It’s not only about having a seat at the table. It’s about being heard.
That’s the message from Santa Monica College student Joshua Elizondo, one of the students on the Chancellor’s Office Guided Pathways Advisory Committee, which meets every two months to provide a space for collaborative design as Guided Pathways moves forward in the California Community Colleges.
“The whole point about Guided Pathways is changing things to benefit the student, and if you’re not listening to the student, if the student is not being heard, you’re ignoring the most important voice that can affect change,” said Elizondo, who is 23.
Comprising more than 50 members from colleges, the Chancellor’s Office, nonprofits and education advocacy groups throughout the state, the Guided Pathways Advisory Committee has been instrumental since its creation in November 2017 in establishing a road map for implementing the guided pathways framework.
Elizondo was nominated by administrators at Santa Monica College, where he has been actively involved on a Guided Pathways Student Advisory Squad that offers a student voice in troubleshooting and consulting as guided pathways is implemented at the coastal campus. Responsibilities include taking part in winter retreats, participating in committee meetings and institutional mapping days where courses are aligned into the Guided Pathways framework of meta majors the college calls ‘areas of interest.’ Those seven areas of interest will be implemented in fall 2019.
“Colleges implementing guided pathways on their campuses don’t always have students sitting at the table,” he said. “Santa Monica College is one of the few community colleges where students are not only sitting at the table, but they have a voice and are making an impact in implementing the guided pathways model.”

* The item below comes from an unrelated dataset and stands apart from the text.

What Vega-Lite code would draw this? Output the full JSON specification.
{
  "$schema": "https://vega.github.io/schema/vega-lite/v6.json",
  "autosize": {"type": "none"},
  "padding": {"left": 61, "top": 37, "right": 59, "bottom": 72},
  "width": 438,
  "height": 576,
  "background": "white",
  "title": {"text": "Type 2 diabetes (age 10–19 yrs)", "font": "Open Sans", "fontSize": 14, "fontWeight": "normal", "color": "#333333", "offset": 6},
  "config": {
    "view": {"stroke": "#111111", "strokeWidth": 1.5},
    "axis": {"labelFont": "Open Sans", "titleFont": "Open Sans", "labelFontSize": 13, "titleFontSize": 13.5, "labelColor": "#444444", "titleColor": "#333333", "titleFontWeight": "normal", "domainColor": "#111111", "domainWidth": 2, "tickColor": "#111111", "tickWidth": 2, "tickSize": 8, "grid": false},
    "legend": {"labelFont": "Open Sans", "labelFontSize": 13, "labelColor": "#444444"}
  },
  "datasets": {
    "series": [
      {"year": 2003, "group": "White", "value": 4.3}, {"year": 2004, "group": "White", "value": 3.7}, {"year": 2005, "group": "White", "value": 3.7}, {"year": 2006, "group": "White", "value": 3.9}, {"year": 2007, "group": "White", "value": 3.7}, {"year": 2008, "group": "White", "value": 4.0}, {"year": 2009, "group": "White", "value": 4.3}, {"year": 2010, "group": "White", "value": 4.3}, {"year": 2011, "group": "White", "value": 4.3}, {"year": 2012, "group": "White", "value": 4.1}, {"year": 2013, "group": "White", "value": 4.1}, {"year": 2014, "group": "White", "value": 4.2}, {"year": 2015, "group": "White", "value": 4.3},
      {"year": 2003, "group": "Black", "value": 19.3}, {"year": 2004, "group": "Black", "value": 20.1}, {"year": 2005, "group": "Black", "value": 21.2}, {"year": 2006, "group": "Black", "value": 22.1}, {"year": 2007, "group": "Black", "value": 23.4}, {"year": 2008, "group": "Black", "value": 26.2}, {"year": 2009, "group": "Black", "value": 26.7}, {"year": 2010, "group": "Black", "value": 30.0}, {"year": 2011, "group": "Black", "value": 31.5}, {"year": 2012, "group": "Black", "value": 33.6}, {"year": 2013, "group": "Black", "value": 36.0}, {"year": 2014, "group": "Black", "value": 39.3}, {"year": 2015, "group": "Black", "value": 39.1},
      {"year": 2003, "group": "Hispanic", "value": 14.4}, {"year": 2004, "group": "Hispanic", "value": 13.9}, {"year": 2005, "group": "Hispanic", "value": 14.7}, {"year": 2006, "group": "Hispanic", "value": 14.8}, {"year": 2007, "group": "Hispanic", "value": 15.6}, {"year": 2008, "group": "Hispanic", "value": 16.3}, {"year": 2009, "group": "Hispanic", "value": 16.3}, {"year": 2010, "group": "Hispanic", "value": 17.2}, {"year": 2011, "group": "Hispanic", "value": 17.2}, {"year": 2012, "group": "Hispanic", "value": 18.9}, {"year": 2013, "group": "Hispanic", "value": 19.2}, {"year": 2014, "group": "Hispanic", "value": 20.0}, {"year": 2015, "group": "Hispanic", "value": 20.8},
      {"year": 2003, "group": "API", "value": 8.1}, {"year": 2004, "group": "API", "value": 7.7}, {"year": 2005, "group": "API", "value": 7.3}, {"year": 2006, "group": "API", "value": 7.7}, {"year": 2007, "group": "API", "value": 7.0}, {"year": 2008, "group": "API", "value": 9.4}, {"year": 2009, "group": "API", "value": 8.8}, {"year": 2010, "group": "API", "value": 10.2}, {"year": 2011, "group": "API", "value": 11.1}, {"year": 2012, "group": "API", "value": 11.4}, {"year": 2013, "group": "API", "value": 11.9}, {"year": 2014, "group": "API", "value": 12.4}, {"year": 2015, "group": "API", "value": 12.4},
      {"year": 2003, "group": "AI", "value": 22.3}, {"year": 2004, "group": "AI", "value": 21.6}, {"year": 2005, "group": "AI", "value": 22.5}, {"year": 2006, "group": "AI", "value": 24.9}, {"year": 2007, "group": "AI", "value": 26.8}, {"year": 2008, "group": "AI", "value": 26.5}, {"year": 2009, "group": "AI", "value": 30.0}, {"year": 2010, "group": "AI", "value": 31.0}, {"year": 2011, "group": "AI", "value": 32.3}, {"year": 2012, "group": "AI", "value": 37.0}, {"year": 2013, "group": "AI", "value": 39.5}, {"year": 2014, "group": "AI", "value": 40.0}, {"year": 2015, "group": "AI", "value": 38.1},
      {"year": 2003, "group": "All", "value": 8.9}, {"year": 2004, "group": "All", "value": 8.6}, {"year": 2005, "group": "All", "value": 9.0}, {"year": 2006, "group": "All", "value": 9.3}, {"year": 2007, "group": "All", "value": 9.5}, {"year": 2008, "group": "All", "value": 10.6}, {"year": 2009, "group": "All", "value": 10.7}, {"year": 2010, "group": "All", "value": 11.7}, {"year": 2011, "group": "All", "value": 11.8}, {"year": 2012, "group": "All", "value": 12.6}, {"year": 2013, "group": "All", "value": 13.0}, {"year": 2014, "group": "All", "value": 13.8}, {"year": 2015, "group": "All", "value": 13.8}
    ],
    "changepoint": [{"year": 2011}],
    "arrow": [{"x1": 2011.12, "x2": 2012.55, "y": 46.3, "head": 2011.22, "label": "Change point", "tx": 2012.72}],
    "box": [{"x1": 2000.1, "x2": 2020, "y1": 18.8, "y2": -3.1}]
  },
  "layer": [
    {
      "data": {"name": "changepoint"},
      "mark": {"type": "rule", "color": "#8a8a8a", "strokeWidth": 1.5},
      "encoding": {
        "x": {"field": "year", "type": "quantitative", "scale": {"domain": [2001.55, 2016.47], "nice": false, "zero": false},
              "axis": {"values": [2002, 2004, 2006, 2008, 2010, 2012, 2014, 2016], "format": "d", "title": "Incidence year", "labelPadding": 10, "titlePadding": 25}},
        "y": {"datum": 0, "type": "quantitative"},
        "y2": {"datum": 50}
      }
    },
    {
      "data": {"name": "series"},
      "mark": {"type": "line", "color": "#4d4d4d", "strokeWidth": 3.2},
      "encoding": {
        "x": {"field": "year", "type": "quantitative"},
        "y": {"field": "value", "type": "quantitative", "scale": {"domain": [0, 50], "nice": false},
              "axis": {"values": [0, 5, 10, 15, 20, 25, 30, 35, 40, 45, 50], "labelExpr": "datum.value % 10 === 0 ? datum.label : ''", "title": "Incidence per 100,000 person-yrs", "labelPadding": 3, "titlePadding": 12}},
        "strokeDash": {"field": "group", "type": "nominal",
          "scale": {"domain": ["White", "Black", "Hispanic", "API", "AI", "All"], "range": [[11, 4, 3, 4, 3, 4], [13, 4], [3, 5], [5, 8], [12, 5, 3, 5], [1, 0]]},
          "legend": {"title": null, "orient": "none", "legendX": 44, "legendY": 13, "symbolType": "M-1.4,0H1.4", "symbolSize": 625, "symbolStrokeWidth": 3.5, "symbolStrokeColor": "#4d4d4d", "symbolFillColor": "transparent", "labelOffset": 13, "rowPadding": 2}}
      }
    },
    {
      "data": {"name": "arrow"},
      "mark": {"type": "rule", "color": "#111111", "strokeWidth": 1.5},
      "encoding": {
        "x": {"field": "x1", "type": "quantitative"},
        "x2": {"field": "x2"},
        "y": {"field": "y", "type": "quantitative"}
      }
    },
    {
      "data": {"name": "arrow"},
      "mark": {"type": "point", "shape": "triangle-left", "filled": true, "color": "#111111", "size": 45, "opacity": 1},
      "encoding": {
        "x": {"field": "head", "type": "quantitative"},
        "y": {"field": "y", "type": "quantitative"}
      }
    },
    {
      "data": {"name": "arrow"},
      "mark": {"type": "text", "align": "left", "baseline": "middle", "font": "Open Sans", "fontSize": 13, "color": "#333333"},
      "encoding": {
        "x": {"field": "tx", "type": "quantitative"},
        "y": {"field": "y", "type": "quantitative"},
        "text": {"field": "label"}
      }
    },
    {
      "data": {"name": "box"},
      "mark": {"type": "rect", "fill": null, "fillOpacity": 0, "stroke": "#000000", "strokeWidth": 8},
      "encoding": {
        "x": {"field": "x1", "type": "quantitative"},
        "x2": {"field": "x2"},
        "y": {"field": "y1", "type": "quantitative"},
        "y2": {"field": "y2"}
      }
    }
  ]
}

For Elizondo, it’s personal. Born in Detroit and raised for much of his youth in the Michigan foster care system, Elizondo moved to the Greater Los Angeles area after turning 18 to pursue a career in acting. He’s had acting roles in feature films such as “The Good Neighbor” and “Severus Snape and the Marauders,” and he has appeared in music videos for Demi Lovato, Britney Spears and Justin Bieber.

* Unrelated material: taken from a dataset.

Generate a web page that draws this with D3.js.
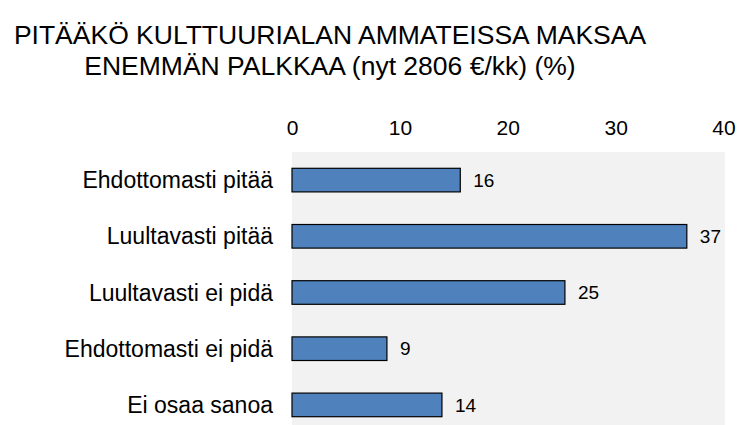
<!DOCTYPE html>
<html>
<head>
<meta charset="utf-8">
<script src="https://cdn.jsdelivr.net/npm/d3@7"></script>
<style>
  html, body { margin: 0; padding: 0; background: #fff; overflow: hidden; }
  svg text { font-family: "Liberation Sans", Arial, sans-serif; fill: #000; }
</style>
</head>
<body>
<svg id="chart" width="737" height="425"></svg>
<script>
// data
const TITLE_LINES = ['PITÄÄKÖ KULTTUURIALAN AMMATEISSA MAKSAA', 'ENEMMÄN PALKKAA (nyt 2806 €/kk) (%)'];
const CATEGORIES = ['Ehdottomasti pitää', 'Luultavasti pitää', 'Luultavasti ei pidä', 'Ehdottomasti ei pidä', 'Ei osaa sanoa'];
const VALUES = [15.6, 36.6, 25.3, 8.8, 13.9];
const X_TICKS = [0, 10, 20, 30, 40];

const svg = d3.select('#chart');

// plot area (bottom runs past the window, like the reference)
const plot = { left: 292, right: 725, top: 152, bottom: 433 };

const x = d3.scaleLinear().domain([0, 40]).range([plot.left, 723.5]);
const y = d3.scaleBand().domain(CATEGORIES).range([plot.top, plot.bottom])
  .paddingInner(0.58).paddingOuter(0.29);

// title
svg.append('g').selectAll('text')
  .data(TITLE_LINES)
  .join('text')
  .attr('x', 330)
  .attr('y', (d, i) => 44 + i * 31)
  .attr('text-anchor', 'middle')
  .style('font-size', '26.5px')
  .text(d => d);

// background
svg.append('rect')
  .attr('x', plot.left).attr('y', plot.top)
  .attr('width', plot.right - plot.left).attr('height', plot.bottom - plot.top)
  .attr('fill', '#f2f2f2');

// top axis, labels only
const xAxis = svg.append('g')
  .attr('transform', 'translate(0,135)')
  .call(d3.axisTop(x).tickValues(X_TICKS).tickSize(0).tickPadding(0));
xAxis.select('.domain').remove();
xAxis.selectAll('text').style('font-size', '21px').attr('dy', 0);

// category labels
svg.append('g').selectAll('text')
  .data(CATEGORIES)
  .join('text')
  .attr('x', 273)
  .attr('y', d => y(d) + y.bandwidth() / 2)
  .attr('dy', '0.35em')
  .attr('text-anchor', 'end')
  .style('font-size', '23px')
  .text(d => d);

// bars
svg.append('g').selectAll('rect')
  .data(VALUES)
  .join('rect')
  .attr('x', x(0))
  .attr('y', (d, i) => y(CATEGORIES[i]))
  .attr('width', d => x(d) - x(0))
  .attr('height', y.bandwidth())
  .attr('fill', '#4f81bd')
  .attr('stroke', '#000')
  .attr('stroke-width', 1.2);

// value labels
svg.append('g').selectAll('text')
  .data(VALUES)
  .join('text')
  .attr('x', d => x(d) + 13)
  .attr('y', (d, i) => y(CATEGORIES[i]) + y.bandwidth() / 2)
  .attr('dy', '0.35em')
  .style('font-size', '19px')
  .text(d => d3.format('.0f')(d));
</script>
</body>
</html>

Along the way, Elizondo enrolled at a couple of community colleges, but he lacked help in choosing a curricular pathway and staying on a path to reach his career goals. Eventually, he dropped out.
“I wasn’t on the right path, and I wasn’t being guided in a way that would keep me in school,” he said.

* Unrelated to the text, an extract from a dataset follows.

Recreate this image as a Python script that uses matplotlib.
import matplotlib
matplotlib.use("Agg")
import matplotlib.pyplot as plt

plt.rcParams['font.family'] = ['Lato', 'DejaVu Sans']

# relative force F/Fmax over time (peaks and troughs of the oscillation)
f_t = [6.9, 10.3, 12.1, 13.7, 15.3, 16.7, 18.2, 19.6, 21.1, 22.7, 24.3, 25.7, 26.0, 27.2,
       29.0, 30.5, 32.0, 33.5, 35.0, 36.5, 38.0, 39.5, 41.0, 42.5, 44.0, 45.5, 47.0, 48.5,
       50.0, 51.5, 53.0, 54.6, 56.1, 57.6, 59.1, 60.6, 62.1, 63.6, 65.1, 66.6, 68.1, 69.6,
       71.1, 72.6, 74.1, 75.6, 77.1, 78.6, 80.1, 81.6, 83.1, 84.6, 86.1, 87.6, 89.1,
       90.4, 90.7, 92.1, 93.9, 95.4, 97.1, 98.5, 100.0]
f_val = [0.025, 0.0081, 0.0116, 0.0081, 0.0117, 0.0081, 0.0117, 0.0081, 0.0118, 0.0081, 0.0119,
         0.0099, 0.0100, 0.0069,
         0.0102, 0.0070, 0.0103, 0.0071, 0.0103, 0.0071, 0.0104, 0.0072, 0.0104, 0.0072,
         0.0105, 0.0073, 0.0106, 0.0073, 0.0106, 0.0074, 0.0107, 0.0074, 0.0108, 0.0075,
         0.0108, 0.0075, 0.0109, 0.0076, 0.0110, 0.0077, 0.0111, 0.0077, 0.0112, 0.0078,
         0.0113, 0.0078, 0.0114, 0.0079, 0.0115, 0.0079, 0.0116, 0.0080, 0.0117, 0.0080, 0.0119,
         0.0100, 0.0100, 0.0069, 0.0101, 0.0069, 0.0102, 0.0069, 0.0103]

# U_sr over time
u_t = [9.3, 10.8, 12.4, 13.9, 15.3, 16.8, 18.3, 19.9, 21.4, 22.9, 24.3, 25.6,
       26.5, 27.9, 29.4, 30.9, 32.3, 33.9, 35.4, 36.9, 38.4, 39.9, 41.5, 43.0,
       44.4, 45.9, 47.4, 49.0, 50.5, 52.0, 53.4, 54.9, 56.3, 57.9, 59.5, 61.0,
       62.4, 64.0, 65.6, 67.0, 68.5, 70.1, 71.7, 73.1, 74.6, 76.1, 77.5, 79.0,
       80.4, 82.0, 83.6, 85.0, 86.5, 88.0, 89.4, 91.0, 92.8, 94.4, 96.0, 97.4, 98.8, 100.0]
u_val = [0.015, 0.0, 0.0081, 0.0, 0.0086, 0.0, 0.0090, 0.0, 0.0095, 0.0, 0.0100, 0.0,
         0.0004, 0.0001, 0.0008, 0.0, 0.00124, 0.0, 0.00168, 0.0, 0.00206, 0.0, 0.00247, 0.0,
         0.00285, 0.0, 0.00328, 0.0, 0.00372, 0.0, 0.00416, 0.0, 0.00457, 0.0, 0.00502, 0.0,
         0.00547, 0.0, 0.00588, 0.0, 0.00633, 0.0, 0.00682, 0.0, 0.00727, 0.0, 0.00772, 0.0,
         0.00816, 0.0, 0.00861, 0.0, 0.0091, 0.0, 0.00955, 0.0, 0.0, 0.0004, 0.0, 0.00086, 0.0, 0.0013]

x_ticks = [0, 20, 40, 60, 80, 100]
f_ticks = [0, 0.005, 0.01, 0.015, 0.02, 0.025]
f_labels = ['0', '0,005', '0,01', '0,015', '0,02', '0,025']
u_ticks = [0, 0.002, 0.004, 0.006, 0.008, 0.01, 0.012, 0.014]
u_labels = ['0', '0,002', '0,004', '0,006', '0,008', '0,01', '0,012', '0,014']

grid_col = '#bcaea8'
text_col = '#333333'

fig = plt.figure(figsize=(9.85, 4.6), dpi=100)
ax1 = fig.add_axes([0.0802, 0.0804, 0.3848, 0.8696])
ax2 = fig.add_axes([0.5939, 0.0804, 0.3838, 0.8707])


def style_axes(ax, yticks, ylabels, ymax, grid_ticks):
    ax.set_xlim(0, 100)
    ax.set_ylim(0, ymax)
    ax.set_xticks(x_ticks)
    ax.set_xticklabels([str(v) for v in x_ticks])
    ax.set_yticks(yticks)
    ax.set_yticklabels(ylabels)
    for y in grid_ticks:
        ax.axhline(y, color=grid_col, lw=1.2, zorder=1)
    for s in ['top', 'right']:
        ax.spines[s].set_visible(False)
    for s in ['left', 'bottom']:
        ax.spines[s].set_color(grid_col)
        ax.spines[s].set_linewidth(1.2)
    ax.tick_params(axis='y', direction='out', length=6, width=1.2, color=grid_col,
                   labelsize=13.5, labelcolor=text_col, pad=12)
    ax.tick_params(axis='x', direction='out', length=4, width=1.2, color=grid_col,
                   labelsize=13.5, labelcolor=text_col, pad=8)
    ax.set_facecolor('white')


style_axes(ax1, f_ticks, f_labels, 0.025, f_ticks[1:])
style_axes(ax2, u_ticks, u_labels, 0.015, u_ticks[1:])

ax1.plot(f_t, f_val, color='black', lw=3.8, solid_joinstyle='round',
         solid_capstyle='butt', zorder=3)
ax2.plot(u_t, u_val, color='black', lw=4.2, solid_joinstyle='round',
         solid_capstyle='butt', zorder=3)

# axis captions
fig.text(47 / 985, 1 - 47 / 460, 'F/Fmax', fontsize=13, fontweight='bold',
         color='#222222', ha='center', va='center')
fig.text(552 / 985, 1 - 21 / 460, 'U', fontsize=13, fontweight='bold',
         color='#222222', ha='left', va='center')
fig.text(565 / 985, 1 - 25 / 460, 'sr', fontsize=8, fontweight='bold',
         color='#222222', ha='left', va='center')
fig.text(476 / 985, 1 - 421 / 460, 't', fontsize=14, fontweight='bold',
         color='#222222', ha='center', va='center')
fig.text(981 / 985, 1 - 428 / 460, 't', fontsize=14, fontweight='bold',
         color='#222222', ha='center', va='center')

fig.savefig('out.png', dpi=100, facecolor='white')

Two years later, Elizondo enrolled at Santa Monica College and met a counselor who helped him develop an education plan. Now he’s on track to graduate in the spring 2020 with associate degrees in liberal arts and public policy, and he hopes to transfer to Occidental College or UCLA to earn a bachelor’s degree in either global studies or international relations. He hopes to one day leverage his success in the entertainment industry to affect positive change for populations that are often ignored.
Elizondo’s experience has taught him that students are sometimes overlooked at the community college level. Which is why he’s chosen to be involved.
“If the only impact I’m able to have on the Guided Pathways Advisory Committee is making the student voice heard, then that’s good enough for me.”